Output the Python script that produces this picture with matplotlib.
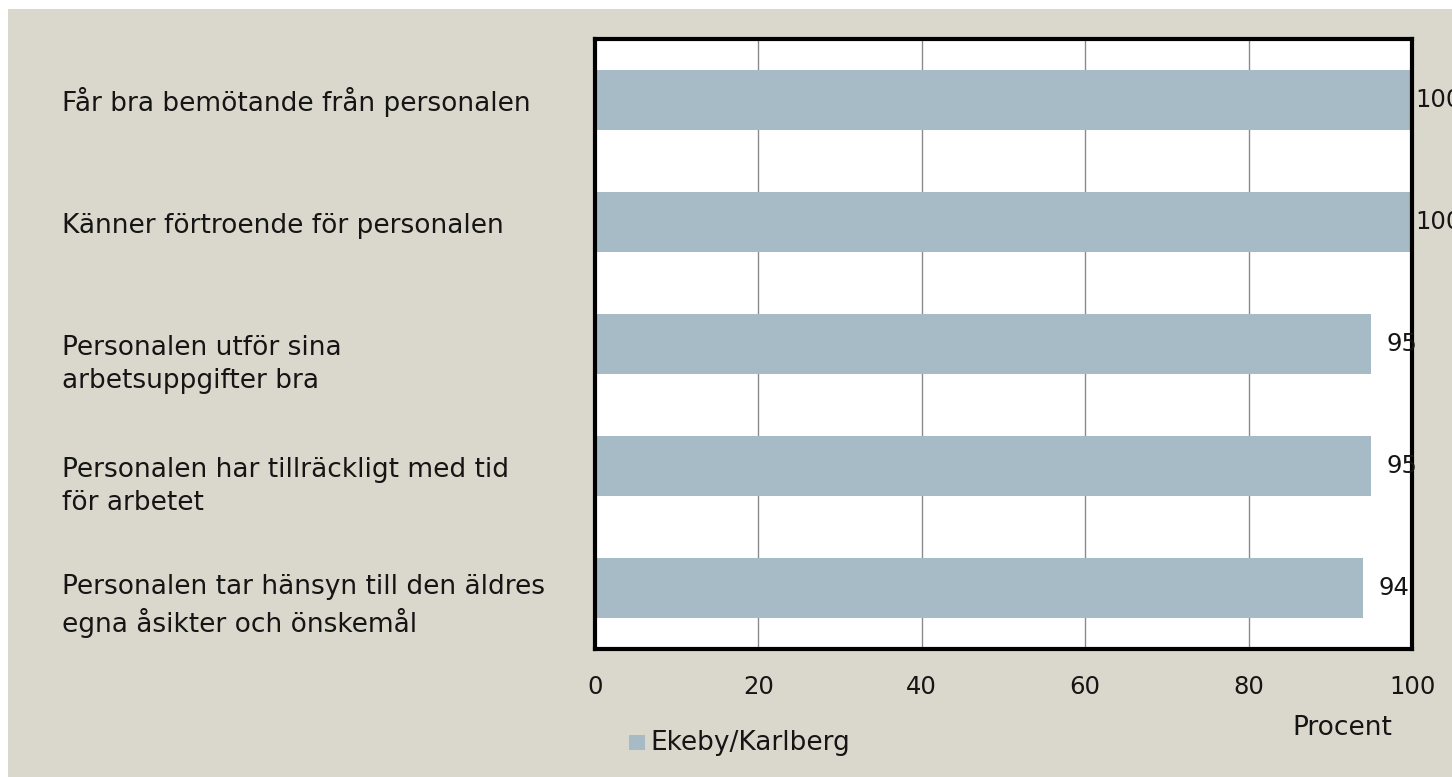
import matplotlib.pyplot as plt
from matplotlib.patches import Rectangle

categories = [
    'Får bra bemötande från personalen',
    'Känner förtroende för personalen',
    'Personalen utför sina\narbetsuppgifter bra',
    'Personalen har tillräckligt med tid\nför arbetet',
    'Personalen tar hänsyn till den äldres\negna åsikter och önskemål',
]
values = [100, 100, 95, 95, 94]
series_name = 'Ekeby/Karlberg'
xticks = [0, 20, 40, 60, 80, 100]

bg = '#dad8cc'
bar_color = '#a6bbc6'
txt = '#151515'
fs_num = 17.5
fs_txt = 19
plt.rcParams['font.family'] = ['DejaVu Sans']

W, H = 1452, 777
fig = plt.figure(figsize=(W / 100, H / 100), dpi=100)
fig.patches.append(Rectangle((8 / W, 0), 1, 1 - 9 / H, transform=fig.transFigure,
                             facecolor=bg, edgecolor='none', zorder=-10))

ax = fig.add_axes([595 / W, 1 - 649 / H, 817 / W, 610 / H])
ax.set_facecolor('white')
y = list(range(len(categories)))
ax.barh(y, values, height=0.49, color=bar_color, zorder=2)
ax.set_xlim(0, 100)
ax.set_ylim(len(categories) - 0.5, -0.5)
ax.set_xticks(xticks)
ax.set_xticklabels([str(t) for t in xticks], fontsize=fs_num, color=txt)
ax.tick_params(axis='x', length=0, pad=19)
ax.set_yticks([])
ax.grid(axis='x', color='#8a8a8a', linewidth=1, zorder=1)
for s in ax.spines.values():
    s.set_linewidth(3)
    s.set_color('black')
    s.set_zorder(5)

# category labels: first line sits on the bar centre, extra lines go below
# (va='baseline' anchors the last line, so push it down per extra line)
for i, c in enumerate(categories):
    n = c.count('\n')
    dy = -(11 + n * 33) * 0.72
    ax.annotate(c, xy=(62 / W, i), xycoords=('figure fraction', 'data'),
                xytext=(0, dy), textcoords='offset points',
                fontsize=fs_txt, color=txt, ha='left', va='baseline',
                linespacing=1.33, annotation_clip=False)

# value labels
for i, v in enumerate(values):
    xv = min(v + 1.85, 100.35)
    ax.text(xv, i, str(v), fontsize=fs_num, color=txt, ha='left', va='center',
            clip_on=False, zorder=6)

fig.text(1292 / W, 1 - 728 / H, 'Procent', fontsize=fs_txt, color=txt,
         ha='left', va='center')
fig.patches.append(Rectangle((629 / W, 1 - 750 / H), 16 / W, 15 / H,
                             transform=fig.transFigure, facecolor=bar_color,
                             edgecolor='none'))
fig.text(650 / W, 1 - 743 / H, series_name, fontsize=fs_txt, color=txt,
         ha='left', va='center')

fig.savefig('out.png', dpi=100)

--

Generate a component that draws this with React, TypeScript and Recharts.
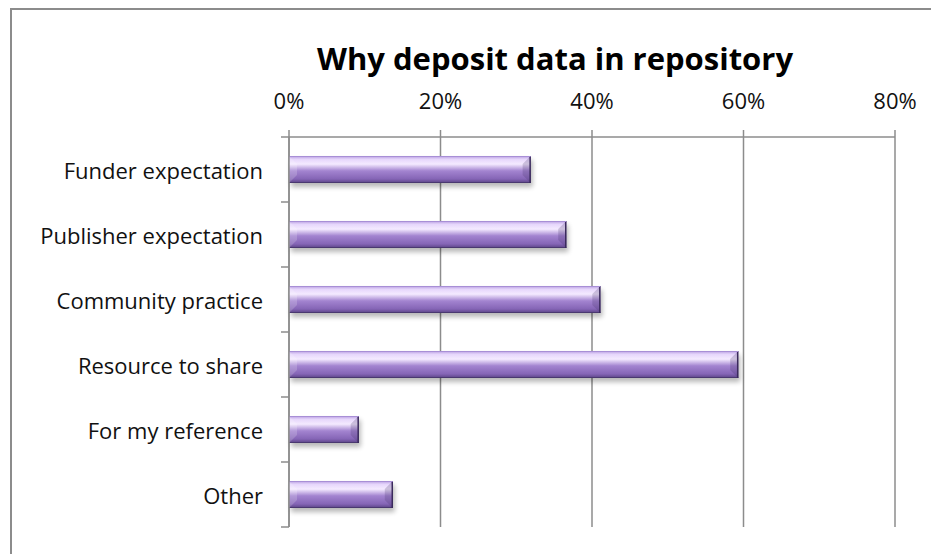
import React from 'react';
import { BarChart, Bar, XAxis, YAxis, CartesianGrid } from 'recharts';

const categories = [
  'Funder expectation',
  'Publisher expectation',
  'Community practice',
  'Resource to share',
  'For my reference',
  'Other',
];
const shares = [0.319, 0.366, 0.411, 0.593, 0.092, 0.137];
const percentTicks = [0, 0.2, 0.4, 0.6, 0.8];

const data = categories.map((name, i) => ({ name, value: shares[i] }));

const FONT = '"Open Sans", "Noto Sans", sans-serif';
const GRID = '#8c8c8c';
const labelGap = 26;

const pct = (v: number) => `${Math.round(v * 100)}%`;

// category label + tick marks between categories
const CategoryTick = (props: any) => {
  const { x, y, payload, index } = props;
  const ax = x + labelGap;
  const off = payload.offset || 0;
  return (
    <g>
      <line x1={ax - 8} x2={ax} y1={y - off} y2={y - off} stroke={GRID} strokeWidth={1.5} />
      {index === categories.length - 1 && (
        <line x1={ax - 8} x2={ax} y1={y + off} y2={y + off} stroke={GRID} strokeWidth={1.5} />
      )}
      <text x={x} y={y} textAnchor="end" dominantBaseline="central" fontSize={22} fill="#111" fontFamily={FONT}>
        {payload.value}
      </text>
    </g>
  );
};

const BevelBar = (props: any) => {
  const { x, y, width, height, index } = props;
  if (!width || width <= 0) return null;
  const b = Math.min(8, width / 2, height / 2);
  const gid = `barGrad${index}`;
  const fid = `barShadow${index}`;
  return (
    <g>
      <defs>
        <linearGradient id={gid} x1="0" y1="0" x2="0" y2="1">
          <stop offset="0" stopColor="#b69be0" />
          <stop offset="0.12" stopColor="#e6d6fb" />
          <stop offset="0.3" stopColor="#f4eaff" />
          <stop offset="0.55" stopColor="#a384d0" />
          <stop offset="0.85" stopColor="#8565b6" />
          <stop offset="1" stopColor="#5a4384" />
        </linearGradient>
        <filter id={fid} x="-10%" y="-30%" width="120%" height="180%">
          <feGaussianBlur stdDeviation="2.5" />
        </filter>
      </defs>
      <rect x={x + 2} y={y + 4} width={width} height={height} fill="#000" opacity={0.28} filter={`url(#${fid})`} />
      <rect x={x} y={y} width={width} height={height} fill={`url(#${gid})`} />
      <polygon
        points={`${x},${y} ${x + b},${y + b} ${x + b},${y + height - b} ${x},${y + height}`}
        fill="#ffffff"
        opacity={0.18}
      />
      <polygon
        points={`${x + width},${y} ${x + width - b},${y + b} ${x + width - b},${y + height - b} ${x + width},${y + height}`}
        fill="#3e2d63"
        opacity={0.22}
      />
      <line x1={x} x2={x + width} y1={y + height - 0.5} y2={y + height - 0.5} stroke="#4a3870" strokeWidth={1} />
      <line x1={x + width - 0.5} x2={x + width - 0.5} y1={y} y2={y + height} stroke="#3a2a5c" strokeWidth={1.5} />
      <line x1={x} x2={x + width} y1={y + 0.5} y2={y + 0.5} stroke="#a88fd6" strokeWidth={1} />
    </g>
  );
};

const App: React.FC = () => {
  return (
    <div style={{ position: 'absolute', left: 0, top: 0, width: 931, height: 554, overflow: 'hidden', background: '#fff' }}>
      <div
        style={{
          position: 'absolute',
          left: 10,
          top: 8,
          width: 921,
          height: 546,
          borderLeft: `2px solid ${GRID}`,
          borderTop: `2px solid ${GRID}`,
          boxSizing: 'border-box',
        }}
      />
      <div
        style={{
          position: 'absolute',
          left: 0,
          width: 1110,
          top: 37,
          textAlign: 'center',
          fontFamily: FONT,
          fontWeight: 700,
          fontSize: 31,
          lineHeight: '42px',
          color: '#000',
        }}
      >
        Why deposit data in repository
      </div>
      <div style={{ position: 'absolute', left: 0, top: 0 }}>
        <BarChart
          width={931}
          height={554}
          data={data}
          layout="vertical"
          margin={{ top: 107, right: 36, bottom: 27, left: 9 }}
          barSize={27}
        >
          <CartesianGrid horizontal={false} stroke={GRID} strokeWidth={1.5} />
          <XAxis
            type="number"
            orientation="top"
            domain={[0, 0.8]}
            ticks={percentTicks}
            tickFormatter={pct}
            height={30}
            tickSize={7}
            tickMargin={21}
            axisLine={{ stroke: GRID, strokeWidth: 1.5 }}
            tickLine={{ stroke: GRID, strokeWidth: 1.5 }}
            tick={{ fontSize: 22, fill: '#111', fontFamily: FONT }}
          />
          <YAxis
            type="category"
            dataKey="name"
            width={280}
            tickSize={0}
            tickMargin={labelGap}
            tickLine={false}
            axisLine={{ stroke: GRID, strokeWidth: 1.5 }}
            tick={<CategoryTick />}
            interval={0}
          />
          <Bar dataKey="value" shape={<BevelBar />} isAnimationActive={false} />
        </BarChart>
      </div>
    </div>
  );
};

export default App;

» WORK TO DO
Nothing but the lines from the one containing "Output the Python" through the one containing "from matplotlib.patches import Rectangle" should appear in your copy, exactly as written and without pictures.

» SOLUTION
Output the Python script that produces this picture with matplotlib.
import matplotlib.pyplot as plt
from matplotlib.patches import Rectangle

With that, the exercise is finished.